Deep learning models are trained on millions (sometimes billions) of face images.

This enables:

• Learning invariant features (what stays consistent across images)

• Handling diversity in age, ethnicity, and environment

However, it also introduces concerns:

• Bias in datasets

• Privacy risks

• Lack of transparency in data collection

Accuracy and Limitations

Modern systems can achieve:

• Very high accuracy in controlled conditions

• Strong performance even in unconstrained environments

But they are not perfect.

Known limitations:

• Performance drops with extreme occlusion

• Bias can affect error rates across demographic groups

• False positives remain a concern in large-scale identification

This is especially critical in high-stakes uses like policing.

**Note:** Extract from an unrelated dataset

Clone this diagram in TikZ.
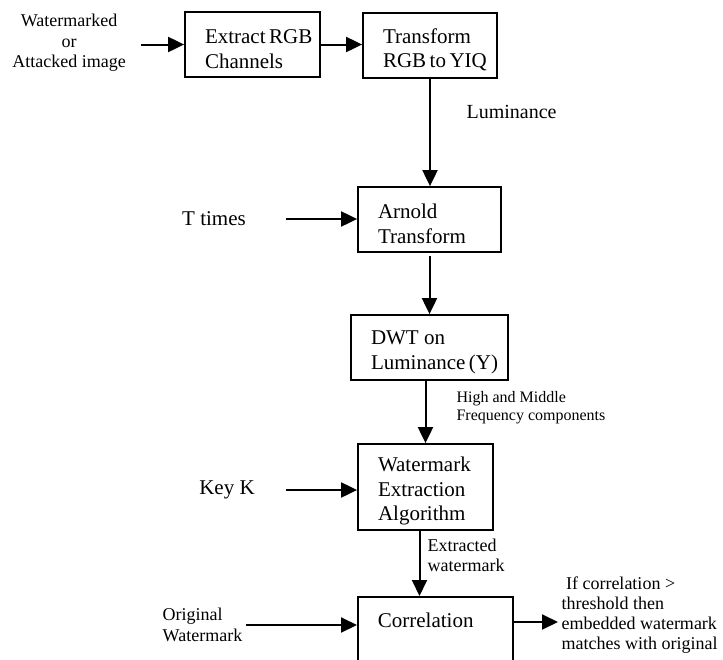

Why “Tricking” Facial Recognition Is Difficult

Because recognition is based on embeddings:

• Changing surface appearance (makeup, hairstyle) can have limited effect

• Small occlusions rarely disrupt the entire feature representation

• The system does not rely on a single feature that can be easily altered

Effective evasion would require:

• Systematically altering the embedding itself

• Across many viewing conditions

This is far more difficult than most online advice suggests.

Key Takeaways

Modern facial recognition is powered by deep learning, not simple geometry

Identity is encoded as a high-dimensional embedding

Systems are robust to many real-world variations

Common evasion techniques are often overstated in effectiveness

The biggest concerns today are not technical limitations—but privacy, ethics, and regulation

Final Thought

Understanding how facial recognition actually works is essential for evaluating both its capabilities and its risks.

Oversimplified explanations—on both sides—can be misleading:

• The technology is neither infallible nor easily defeated

• Its real-world impact lies in how it is deployed, governed, and understood

A clear, technically grounded perspective is the first step toward meaningful discussion.